I started trying to apply that to the actual events of my life and realized that, once again, my subconscience was right. For the past month, I have been so afraid of what the future holds for me: finishing undergrad in only three more semesters, grad school possibilities, career possibilities, where to go, who to see, friends to gain and lose, just an overall anxiety about what was going to happen.

I'm not always an anxious person, but every once in a while I do freak out. It's like that feeling I get when I'm floating; I'm calm and enjoying the water, then suddenly every nerve in my body jumps to attention because relying on water for stability just doesn't make sense. I literally lose the ability to float simply because my body doesn't trust the water.

In life, it's basically the same thing with God. I need to rely totally on His plan for my life, but occasionally I start to overthink things and realize that there are way too many blank holes in the plan for it to be feasibly trusted. Every neuron fires in revolt of following such an incomplete plan and I have a viable mutiny between my brain and my faith. (Sometimes being an intellectual really has its downfalls. Childlike faith becomes a true task to achieve.)

In times like that I have to literally just stop and listen to God call to me as He did to Israel in Psalm 46:10: "Be still and know that I am God."

I've been reading lately about God's promise to us and how we are children of promise and not children of the law (see Galatians for Paul's explanation on the thought). Though Paul was talking about the Hebrew law, I began to reflect on how that writing applies to us today. We as Christians no longer have Pharisees nagging at us to eat only clean animals or wear only certain fabrics as prescribed in Mosaic law, but we do have a world that is telling us how to be politically correct and how we should be unoffensive to everyone, even when we stand blatantly against them (which is also taboo, by the way). They even tell us that we have to have a plan for our lives, that we need to know what we're doing long before we do it. And oftentimes, if that plan doesn't include the pursuit of riches or success, they will tell you you're stupid and you'll never amount to anything.

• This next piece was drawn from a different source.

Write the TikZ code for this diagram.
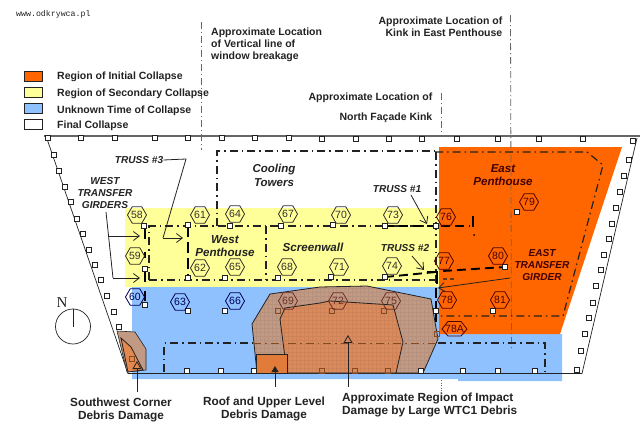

In the reality of God's plan for my life, though, I only know what I'm doing right now. I am a student. I am studying psychology, Spanish and TESOL, and as long as God has me on this path, I will give each of my classes all that I have. I don't know why God has me on so many seemingly different paths, but one of these days, I'll reach a crossroads where all of them meet and it will (hopefully) all make sense.

I am a friend, a daughter and a sister. Some things will never change. God gave me my family as a means of support, but sometimes their roles in my life will change. I guess we both have to learn how to cope with that one. As for my friends, some of them I just intuitively know will always be there, even if I don't hear from them as often as I'd like.

I'm an employee. As much as I don't understand why God has me working at Walgreens, He has yet to release me from it, so I'm just assuming there's a reason for me to be where I am.

In everything, though, God knows my every need, and He will provide like He always has.

Yes, it is very disconcerting to me to think that I am not really sure in what state or even what country I will be in a year and a half from now. But I know that God has the plan, and He can see the road beyond the bumps of this semester and beyond the curve of graduation next year. He knows me better than I know myself, and I need to trust Him, no matter what the laws and the physical situation around me are saying.

It's kind of like floating. It scares me to rely on something so seemingly unstable for total support. But you have to learn to float before you can swim. It doesn't make sense and sometimes I don't think I'm capable of doing it, but the more I trust, the more I find that all things are indeed possible.

In the meantime, I'll keep living one day at a time and dreaming of the plans that God has for me. And hopefully, there will be no more snakes or strange alien life forms.